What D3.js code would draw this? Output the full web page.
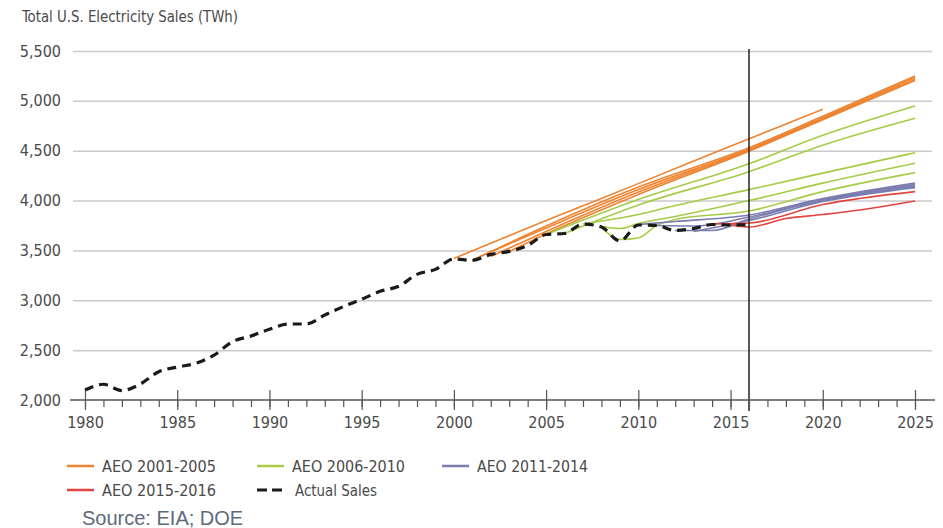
<!DOCTYPE html>
<html><head><meta charset="utf-8">
<script src="https://cdn.jsdelivr.net/npm/d3@7"></script>
<style>
body{margin:0;background:#fff;}
svg{display:block;}
</style></head>
<body>
<svg id="chart" width="943" height="528"></svg>
<script>
// ---- data ----
const title = "Total U.S. Electricity Sales (TWh)";
const source = "Source: EIA; DOE";
const yTicks = [2000, 2500, 3000, 3500, 4000, 4500, 5000, 5500];
const xMajorTicks = [1980, 1985, 1990, 1995, 2000, 2005, 2010, 2015, 2020, 2025];
const markerYear = 2016;

const actualYears = [1980,1981,1982,1983,1984,1985,1986,1987,1988,1989,1990,1991,1992,1993,1994,1995,1996,1997,1998,1999,2000,2001,2002,2003,2004,2005,2006,2007,2008,2009,2010,2011,2012,2013,2014,2015,2016];
const actualSales = [2100,2158,2095,2160,2284,2330,2368,2451,2585,2642,2709,2762,2762,2852,2936,3010,3090,3140,3260,3310,3415,3400,3460,3490,3550,3660,3670,3765,3735,3595,3755,3750,3700,3720,3760,3755,3760];

// AEO 2001-2005 projections [year, TWh]
const aeo2001 = [[2000,3420],[2005,3800],[2010,4170],[2016,4620],[2020,4915]];
const aeo2002 = [[2001,3400],[2005,3745],[2010,4135],[2016,4530],[2020,4845],[2025,5250]];
const aeo2003 = [[2001,3405],[2005,3725],[2010,4110],[2016,4515],[2020,4830],[2025,5235]];
const aeo2004 = [[2002,3440],[2005,3690],[2010,4085],[2016,4505],[2020,4820],[2025,5218]];
const aeo2005 = [[2003,3490],[2005,3665],[2010,4060],[2016,4495],[2020,4810],[2025,5205]];
// AEO 2006-2010
const aeo2006 = [[2005,3660],[2010,4010],[2016,4370],[2020,4655],[2025,4949]];
const aeo2007 = [[2006,3670],[2010,3955],[2016,4290],[2020,4555],[2025,4825]];
const aeo2008 = [[2007,3765],[2010,3860],[2012,3950],[2016,4110],[2020,4275],[2025,4480]];
const aeo2009 = [[2008,3740],[2009,3720],[2010,3770],[2012,3840],[2016,4000],[2020,4175],[2025,4374]];
const aeo2010 = [[2008,3735],[2009,3610],[2010,3625],[2011,3750],[2012,3810],[2016,3895],[2020,4090],[2025,4280]];
// AEO 2011-2014
const aeo2011 = [[2010,3760],[2012,3790],[2016,3855],[2020,4020],[2025,4175]];
const aeo2012 = [[2011,3750],[2013,3745],[2016,3835],[2020,4010],[2025,4160]];
const aeo2013 = [[2012,3700],[2014,3700],[2016,3815],[2020,4000],[2025,4145]];
const aeo2014 = [[2013,3690],[2016,3800],[2020,3990],[2025,4130]];
// AEO 2015-2016
const aeo2015 = [[2014,3765],[2016,3775],[2020,3960],[2025,4090]];
const aeo2016 = [[2015,3755],[2016,3735],[2018,3820],[2020,3860],[2022,3905],[2025,3995]];

const groups = [
  {label:"AEO 2001-2005", color:"#ee8330", series:[aeo2001,aeo2002,aeo2003,aeo2004,aeo2005]},
  {label:"AEO 2006-2010", color:"#a5cc46", series:[aeo2006,aeo2007,aeo2008,aeo2009,aeo2010]},
  {label:"AEO 2011-2014", color:"#7b7cb0", series:[aeo2011,aeo2012,aeo2013,aeo2014]},
  {label:"AEO 2015-2016", color:"#e2453f", series:[aeo2015,aeo2016]}
];

// ---- drawing ----
const svg = d3.select("#chart");
const font = "'DejaVu Sans Condensed','DejaVu Sans',sans-serif";
const textColor = "#4a4a4a";
const x = d3.scaleLinear().domain([1980, 2025]).range([85, 915]);
const y = d3.scaleLinear().domain([2000, 5500]).range([400, 51]);
const gridL = 73, gridR = 932;

svg.append("text").attr("x", 22).attr("y", 22).text(title)
  .attr("font-family", font).attr("font-stretch", "condensed").attr("font-size", 16)
  .attr("textLength", 216).attr("lengthAdjust", "spacingAndGlyphs").attr("fill", textColor);

// y grid + labels
const yAxis = d3.axisLeft(y).tickValues(yTicks).tickFormat(d3.format(","))
  .tickSize(-(gridR - gridL)).tickPadding(12);
const gy = svg.append("g").attr("transform", `translate(${gridL},0)`).call(yAxis);
gy.select(".domain").remove();
gy.selectAll(".tick line").attr("stroke", "#cacaca").attr("stroke-width", 1.5)
  .filter(d => d === 2000).remove();
gy.selectAll(".tick text").attr("font-family", font).attr("font-stretch", "condensed")
  .attr("font-size", 16).attr("fill", textColor);

// projections
const line = d3.line().x(d => x(d[0])).y(d => y(d[1])).curve(d3.curveMonotoneX);
groups.forEach(g => {
  svg.append("g").selectAll("path").data(g.series).join("path")
    .attr("d", line).attr("fill", "none").attr("stroke", g.color)
    .attr("stroke-width", 1.6).attr("stroke-linejoin", "round");
});

// actual sales
const actual = actualYears.map((yr, i) => [yr, actualSales[i]]);
svg.append("path").datum(actual).attr("d", line).attr("fill", "none")
  .attr("stroke", "#1a1a1a").attr("stroke-width", 3.2).attr("stroke-dasharray", "9,6");

// marker line 2016
svg.append("line").attr("x1", x(markerYear)).attr("x2", x(markerYear))
  .attr("y1", y(5500) - 2).attr("y2", 411).attr("stroke", "#222").attr("stroke-width", 1.5);

// x axis: minor ticks
const years = d3.range(1980, 2026);
const gMinor = svg.append("g").attr("transform", "translate(0,400)")
  .call(d3.axisBottom(x).tickValues(years).tickSize(7).tickFormat(""));
gMinor.select(".domain").remove();
gMinor.selectAll(".tick line").attr("stroke", "#555").attr("stroke-width", 1.2);

const gx = svg.append("g").attr("transform", "translate(0,400)")
  .call(d3.axisBottom(x).tickValues(xMajorTicks).tickSize(10).tickPadding(7).tickFormat(d3.format("d")));
gx.select(".domain").remove();
gx.selectAll(".tick line").attr("y1", -10).attr("stroke", "#555").attr("stroke-width", 1.2);
gx.selectAll(".tick text").attr("font-family", font).attr("font-stretch", "condensed")
  .attr("font-size", 16).attr("fill", textColor);
svg.append("line").attr("x1", 70).attr("x2", 935).attr("y1", 400).attr("y2", 400)
  .attr("stroke", "#555").attr("stroke-width", 1.5);

// legend
const legendItems = [
  {label: groups[0].label, color: groups[0].color, dash: null, lx: 67, ly: 466, w: 114},
  {label: groups[1].label, color: groups[1].color, dash: null, lx: 257, ly: 466, w: 113},
  {label: groups[2].label, color: groups[2].color, dash: null, lx: 442, ly: 466, w: 111},
  {label: groups[3].label, color: groups[3].color, dash: null, lx: 67, ly: 490, w: 114},
  {label: "Actual Sales", color: "#1a1a1a", dash: "10,5", lx: 257, ly: 490, w: 82}
];
legendItems.forEach(it => {
  svg.append("line").attr("x1", it.lx).attr("x2", it.lx + (it.dash ? 25 : 27)).attr("y1", it.ly).attr("y2", it.ly)
    .attr("stroke", it.color).attr("stroke-width", it.dash ? 3.2 : 2.5)
    .attr("stroke-dasharray", it.dash);
  svg.append("text").attr("x", it.lx + (it.dash ? 38 : 35)).attr("y", it.ly).attr("dy", "0.35em")
    .text(it.label).attr("font-family", font).attr("font-stretch", "condensed").attr("font-size", 16)
    .attr("textLength", it.w).attr("lengthAdjust", "spacingAndGlyphs").attr("fill", textColor);
});

svg.append("text").attr("x", 82).attr("y", 525).text(source)
  .attr("font-family", "'Liberation Sans',Arial,sans-serif").attr("font-size", 20).attr("fill", "#5b6b7c");
</script>
</body></html>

________________________

**Instructions for the task**. Restate only the lines running from the start of the material above through the line containing "const markerYear = 2016;", ends included. No pictures.

**Final result**.
What D3.js code would draw this? Output the full web page.
<!DOCTYPE html>
<html><head><meta charset="utf-8">
<script src="https://cdn.jsdelivr.net/npm/d3@7"></script>
<style>
body{margin:0;background:#fff;}
svg{display:block;}
</style></head>
<body>
<svg id="chart" width="943" height="528"></svg>
<script>
// ---- data ----
const title = "Total U.S. Electricity Sales (TWh)";
const source = "Source: EIA; DOE";
const yTicks = [2000, 2500, 3000, 3500, 4000, 4500, 5000, 5500];
const xMajorTicks = [1980, 1985, 1990, 1995, 2000, 2005, 2010, 2015, 2020, 2025];
const markerYear = 2016;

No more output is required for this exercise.